ETS Assessment and Gaming Spotlight

This has been my “theory” and I’m only becoming aware of some of the research that supports my theories.

Very interesting read…and could be helpful to people writing IF games.

ets.org/Media/Research/pdf/SPOTLIGHT8.pdf

David C.
www.textfyre.com

Interesting document as far as it goes, but I would think that games would fit more naturally with actually teaching people the knowledge in the first place, rather than in trying to assess what they already know. The PDF calls this conflict ‘design constraints’ which seems a bit of an understatement.

I’m debating on whether I want to buy the supporting book “Assessment in Game-Based Learning: Foundations, Innovations, and Perspectives” (amazon.com/dp/1461435455/).

I don’t think it’s that big of a stretch and it’s something I intuitively believe in. If you take this book/research and marry it to the Bob Bates Puzzle Design document, you could potentially arrive at a way to design puzzles around known assessment techniques.

David C.
www.textfyre.com

You’re right. It’s not a massive stretch. It’s just an odd emphasis that doesn’t seem to me to play to gaming’s strengths. A designer’s every instinct is to clue and give away the answers, something you must never do when writing a test (although they often accidentally do it anyway so that you figure out the answers just from the wording, particularly in multiple choice). I could be out in left field but I can’t help drawing a connection between the ‘Games can be used for testing!’ meme and this stuff I keep reading about how standardised testing is completely out of control.

Standardized testing is absolutely out of control, but our education system is worse than just that. I’d argue some kids are getting A’s without actually cognitively grasping content and context. There’s a lot of memorization and keyword search technique being employed by students. Maybe it’s always been this way.

It’s my theory that if a student is empathetically linked to the content they will inherently learn the context and retain the core meanings. I believe IF can do this better than any other medium. Forget that the answers are embedded in the material, the theory is that by asking the student to “act” in settings with designed contexts, they will actually learn the material.
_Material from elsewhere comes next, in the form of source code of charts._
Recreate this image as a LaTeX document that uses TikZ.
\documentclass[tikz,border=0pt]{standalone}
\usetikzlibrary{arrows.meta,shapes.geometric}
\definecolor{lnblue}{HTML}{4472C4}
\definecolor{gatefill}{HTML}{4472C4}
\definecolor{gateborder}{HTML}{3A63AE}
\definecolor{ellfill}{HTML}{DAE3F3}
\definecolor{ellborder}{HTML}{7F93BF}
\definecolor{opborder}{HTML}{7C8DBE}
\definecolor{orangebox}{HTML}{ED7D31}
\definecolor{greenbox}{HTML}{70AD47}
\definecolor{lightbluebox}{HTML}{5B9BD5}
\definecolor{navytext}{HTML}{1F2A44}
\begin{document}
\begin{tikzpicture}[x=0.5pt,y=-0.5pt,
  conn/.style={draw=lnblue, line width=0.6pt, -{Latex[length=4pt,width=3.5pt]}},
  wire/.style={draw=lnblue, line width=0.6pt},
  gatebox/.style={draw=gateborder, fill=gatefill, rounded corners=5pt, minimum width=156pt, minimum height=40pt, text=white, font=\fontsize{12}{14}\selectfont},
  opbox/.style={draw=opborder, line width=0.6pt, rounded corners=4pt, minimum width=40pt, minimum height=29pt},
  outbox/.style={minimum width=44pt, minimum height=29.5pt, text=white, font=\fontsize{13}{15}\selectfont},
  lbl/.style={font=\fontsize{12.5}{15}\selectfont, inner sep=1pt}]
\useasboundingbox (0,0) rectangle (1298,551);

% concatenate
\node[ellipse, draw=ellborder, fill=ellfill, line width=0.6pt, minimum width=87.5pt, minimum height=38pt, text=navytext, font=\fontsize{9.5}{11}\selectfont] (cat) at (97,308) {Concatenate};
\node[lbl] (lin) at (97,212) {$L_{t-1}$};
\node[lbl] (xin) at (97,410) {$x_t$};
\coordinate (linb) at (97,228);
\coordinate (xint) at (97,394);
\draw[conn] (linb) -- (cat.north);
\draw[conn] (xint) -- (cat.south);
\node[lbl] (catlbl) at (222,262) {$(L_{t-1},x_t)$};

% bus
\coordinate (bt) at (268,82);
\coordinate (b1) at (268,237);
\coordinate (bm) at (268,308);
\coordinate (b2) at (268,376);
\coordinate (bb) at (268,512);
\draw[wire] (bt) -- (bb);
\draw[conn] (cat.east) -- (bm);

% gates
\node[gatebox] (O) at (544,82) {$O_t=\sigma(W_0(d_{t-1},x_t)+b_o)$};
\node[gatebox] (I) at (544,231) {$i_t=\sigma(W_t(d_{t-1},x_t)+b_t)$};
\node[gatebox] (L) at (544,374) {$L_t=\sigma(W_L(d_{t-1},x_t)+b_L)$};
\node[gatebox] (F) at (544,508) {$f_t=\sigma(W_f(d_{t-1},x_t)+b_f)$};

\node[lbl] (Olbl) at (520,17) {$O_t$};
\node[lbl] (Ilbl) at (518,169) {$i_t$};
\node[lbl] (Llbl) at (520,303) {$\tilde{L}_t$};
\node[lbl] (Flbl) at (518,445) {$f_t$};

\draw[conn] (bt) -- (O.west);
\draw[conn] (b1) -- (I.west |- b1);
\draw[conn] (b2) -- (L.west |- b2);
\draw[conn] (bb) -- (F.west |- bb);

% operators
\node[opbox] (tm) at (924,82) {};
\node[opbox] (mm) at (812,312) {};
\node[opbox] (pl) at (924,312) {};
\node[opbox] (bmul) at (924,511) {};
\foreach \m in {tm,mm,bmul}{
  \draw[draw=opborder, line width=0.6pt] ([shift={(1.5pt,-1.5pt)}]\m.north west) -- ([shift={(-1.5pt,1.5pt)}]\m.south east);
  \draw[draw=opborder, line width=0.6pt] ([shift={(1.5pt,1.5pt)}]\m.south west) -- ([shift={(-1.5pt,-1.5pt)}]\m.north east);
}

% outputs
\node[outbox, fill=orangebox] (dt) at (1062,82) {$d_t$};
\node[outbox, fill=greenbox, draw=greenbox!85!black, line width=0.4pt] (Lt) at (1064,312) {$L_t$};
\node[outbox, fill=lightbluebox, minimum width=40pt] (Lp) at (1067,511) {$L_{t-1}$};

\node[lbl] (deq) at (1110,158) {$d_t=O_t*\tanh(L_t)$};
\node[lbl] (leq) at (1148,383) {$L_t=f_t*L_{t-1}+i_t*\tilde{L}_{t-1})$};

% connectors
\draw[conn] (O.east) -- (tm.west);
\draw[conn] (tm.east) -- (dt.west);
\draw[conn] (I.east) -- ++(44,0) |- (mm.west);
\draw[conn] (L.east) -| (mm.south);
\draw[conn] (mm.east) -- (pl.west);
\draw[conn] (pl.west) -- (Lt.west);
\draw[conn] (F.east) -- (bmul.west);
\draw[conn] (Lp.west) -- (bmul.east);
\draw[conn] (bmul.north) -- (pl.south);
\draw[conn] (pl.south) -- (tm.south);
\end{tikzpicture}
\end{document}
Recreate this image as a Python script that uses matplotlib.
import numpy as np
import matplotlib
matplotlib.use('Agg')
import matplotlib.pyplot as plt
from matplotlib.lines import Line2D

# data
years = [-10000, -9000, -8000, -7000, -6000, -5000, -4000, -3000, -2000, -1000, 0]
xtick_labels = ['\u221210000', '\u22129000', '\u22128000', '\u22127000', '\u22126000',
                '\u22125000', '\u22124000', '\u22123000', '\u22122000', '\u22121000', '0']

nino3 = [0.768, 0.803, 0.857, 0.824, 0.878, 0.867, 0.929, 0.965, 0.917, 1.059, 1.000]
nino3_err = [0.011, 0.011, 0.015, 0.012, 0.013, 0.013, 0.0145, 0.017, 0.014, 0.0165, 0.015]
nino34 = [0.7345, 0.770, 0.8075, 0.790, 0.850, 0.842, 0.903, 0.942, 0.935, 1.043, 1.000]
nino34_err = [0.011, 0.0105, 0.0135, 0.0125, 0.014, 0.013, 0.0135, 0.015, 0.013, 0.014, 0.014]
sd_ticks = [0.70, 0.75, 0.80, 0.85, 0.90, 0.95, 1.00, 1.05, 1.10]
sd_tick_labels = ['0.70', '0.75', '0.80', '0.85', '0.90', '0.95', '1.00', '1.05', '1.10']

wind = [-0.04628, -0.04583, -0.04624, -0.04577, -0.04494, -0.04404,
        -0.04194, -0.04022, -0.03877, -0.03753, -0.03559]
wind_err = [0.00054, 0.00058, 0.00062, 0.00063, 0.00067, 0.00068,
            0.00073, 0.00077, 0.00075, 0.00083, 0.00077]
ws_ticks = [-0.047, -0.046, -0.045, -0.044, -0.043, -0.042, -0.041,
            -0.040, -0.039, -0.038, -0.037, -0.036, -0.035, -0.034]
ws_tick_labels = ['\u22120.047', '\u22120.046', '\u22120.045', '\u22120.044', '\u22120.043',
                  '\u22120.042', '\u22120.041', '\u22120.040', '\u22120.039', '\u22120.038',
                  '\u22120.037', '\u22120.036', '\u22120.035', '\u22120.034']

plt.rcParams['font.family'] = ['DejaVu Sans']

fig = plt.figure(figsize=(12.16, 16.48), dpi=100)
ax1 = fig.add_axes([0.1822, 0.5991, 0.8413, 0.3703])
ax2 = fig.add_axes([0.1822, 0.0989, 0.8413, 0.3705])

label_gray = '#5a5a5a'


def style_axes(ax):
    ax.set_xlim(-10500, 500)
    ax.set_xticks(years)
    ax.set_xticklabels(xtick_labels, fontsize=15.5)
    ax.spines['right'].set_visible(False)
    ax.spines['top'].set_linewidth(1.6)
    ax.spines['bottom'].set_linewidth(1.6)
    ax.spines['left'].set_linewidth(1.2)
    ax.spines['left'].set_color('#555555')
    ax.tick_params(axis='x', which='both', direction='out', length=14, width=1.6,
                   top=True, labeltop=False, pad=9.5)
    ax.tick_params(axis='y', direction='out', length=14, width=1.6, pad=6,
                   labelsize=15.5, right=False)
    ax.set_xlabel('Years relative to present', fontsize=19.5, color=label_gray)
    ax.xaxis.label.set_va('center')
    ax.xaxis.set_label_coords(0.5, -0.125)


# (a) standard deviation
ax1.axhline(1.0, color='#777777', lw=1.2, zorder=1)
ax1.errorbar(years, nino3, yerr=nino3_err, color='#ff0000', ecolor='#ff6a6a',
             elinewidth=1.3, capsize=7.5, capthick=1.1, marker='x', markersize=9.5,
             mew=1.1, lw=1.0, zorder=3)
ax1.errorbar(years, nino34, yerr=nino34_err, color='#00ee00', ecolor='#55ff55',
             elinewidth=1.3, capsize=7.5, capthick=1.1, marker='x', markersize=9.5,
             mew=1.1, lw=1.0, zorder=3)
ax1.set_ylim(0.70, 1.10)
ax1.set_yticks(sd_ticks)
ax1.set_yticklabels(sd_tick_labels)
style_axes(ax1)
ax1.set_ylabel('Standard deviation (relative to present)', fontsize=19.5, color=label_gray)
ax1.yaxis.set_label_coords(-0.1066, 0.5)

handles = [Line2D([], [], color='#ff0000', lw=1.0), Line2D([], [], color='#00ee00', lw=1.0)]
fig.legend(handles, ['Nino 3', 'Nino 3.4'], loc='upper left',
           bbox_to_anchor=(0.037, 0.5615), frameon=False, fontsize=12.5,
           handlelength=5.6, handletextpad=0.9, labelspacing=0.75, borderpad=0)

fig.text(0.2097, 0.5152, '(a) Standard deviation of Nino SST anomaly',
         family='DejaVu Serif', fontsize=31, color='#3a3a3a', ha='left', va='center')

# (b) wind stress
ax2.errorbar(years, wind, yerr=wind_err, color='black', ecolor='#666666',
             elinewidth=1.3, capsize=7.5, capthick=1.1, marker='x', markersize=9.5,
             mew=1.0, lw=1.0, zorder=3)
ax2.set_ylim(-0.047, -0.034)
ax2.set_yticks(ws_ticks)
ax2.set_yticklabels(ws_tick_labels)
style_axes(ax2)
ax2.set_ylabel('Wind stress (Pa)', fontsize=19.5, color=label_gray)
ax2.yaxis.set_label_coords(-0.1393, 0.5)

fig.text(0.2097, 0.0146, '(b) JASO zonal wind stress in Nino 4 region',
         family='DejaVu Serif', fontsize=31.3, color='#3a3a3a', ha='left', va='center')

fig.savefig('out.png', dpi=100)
You can test them any way you want, but if we prove that a large percent of students retain the correct content and context, there may be no need for a test.

Obviously a theory as a work in progress, but it has potential.

David C.
www.textfyre.com

Not in these here parts. There were always the rote memorisers in every class, but as I recall hardly any tests were designed to reward such. Essay questions were the rule. Even in math, you had to show your work or you’d get half marks. Multiple choice almost never happened, although fill-in-the-blanks quizzes that took ten minutes were fairly common. Many classes, however, dispensed with them in favour of oral presentations and rafts of independent study. I thought it was pretty good, especially in high school (university was a sausage factory). But that was all before standardised testing was introduced in Ontario.

It sounds like there is already no need for most of them. I’m not sure that these decisions are made on any rational basis. I figure it’s more like, politicians come in with their heavily advertised ideology, and cherrypick any data they receive for confirmations of that ideology. But I totally agree about the educational power of IF.